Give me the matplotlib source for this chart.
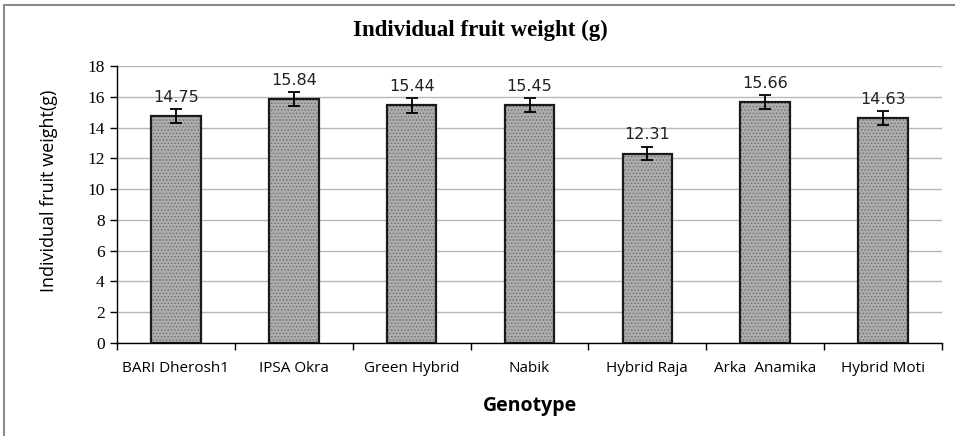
import matplotlib
matplotlib.use("Agg")
import matplotlib.pyplot as plt
from matplotlib.patches import Rectangle
import numpy as np

categories = ["BARI Dherosh1", "IPSA Okra", "Green Hybrid", "Nabik",
              "Hybrid Raja", "Arka  Anamika", "Hybrid Moti"]
values = [14.75, 15.84, 15.44, 15.45, 12.31, 15.66, 14.63]
errors = [0.45, 0.45, 0.48, 0.45, 0.45, 0.45, 0.45]
labels = ["14.75", "15.84", "15.44", "15.45", "12.31", "15.66", "14.63"]
yticks = [0, 2, 4, 6, 8, 10, 12, 14, 16, 18]

fig = plt.figure(figsize=(9.55, 4.36), dpi=100)
ax = fig.add_axes([117/955, 1-343/436, (942-117)/955, (343-66)/436])

x = np.arange(len(categories))
plt.rcParams['hatch.linewidth'] = 0.6
ax.bar(x, values, width=0.42, color='#adadad', edgecolor='#6e6e6e',
       hatch='.....', linewidth=0, zorder=2)
ax.bar(x, values, width=0.42, fill=False, edgecolor='#1a1a1a',
       linewidth=1.6, zorder=3)
ax.errorbar(x, values, yerr=errors, fmt='none', ecolor='black',
            elinewidth=1.3, capsize=4, capthick=1.3, zorder=4)
for xi, v, lab in zip(x, values, labels):
    ax.annotate(lab, (xi, v), xytext=(0, 8), textcoords='offset points',
                ha='center', va='bottom', fontsize=11.5,
                family='DejaVu Sans', color='#222222')

ax.set_xlim(-0.5, len(categories) - 0.5)
ax.set_ylim(0, 18)
ax.set_yticks(yticks)
ax.set_yticklabels([str(t) for t in yticks], family='Liberation Serif', fontsize=12.5)
ax.yaxis.grid(True, color='#b8b8b8', linewidth=1.0, zorder=0)
ax.set_axisbelow(True)

ax.set_xticks(x)
ax.set_xticklabels(categories, family='Open Sans', fontsize=11)
ax.set_xticks(np.arange(len(categories) + 1) - 0.5, minor=True)
ax.tick_params(axis='x', which='major', length=0, pad=13)
ax.tick_params(axis='x', which='minor', length=5, width=1, direction='out')
ax.tick_params(axis='y', length=5, width=1, direction='out', pad=4)

for s in ['top', 'right']:
    ax.spines[s].set_visible(False)
for s in ['left', 'bottom']:
    ax.spines[s].set_color('black')
    ax.spines[s].set_linewidth(1.0)

ax.set_ylabel("Individual fruit weight(g)", family='Open Sans', fontsize=13)
ax.yaxis.set_label_coords(-0.072, 0.55)
ax.set_xlabel("Genotype", family='Open Sans', fontsize=14, fontweight='bold', labelpad=14)

fig.text(480/955, 1-30/436, "Individual fruit weight (g)", ha='center', va='center',
         family='Liberation Serif', fontweight='bold', fontsize=16.5)

fig.patches.append(Rectangle((4/955, -0.1), 1.2, 1.1 - 5/436,
                             transform=fig.transFigure, fill=False,
                             edgecolor='#8a8a8a', linewidth=1.5))

fig.savefig("out.png", dpi=100)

----

Direction ▸ Return only the lines running from the top of the data to the line that holds "1-343/436, (942-117)/955, (343-66)/436])". Include both of those lines, but skip the pictures.

Exercise output ▸
Give me the matplotlib source for this chart.
import matplotlib
matplotlib.use("Agg")
import matplotlib.pyplot as plt
from matplotlib.patches import Rectangle
import numpy as np

categories = ["BARI Dherosh1", "IPSA Okra", "Green Hybrid", "Nabik",
              "Hybrid Raja", "Arka  Anamika", "Hybrid Moti"]
values = [14.75, 15.84, 15.44, 15.45, 12.31, 15.66, 14.63]
errors = [0.45, 0.45, 0.48, 0.45, 0.45, 0.45, 0.45]
labels = ["14.75", "15.84", "15.44", "15.45", "12.31", "15.66", "14.63"]
yticks = [0, 2, 4, 6, 8, 10, 12, 14, 16, 18]

fig = plt.figure(figsize=(9.55, 4.36), dpi=100)
ax = fig.add_axes([117/955, 1-343/436, (942-117)/955, (343-66)/436])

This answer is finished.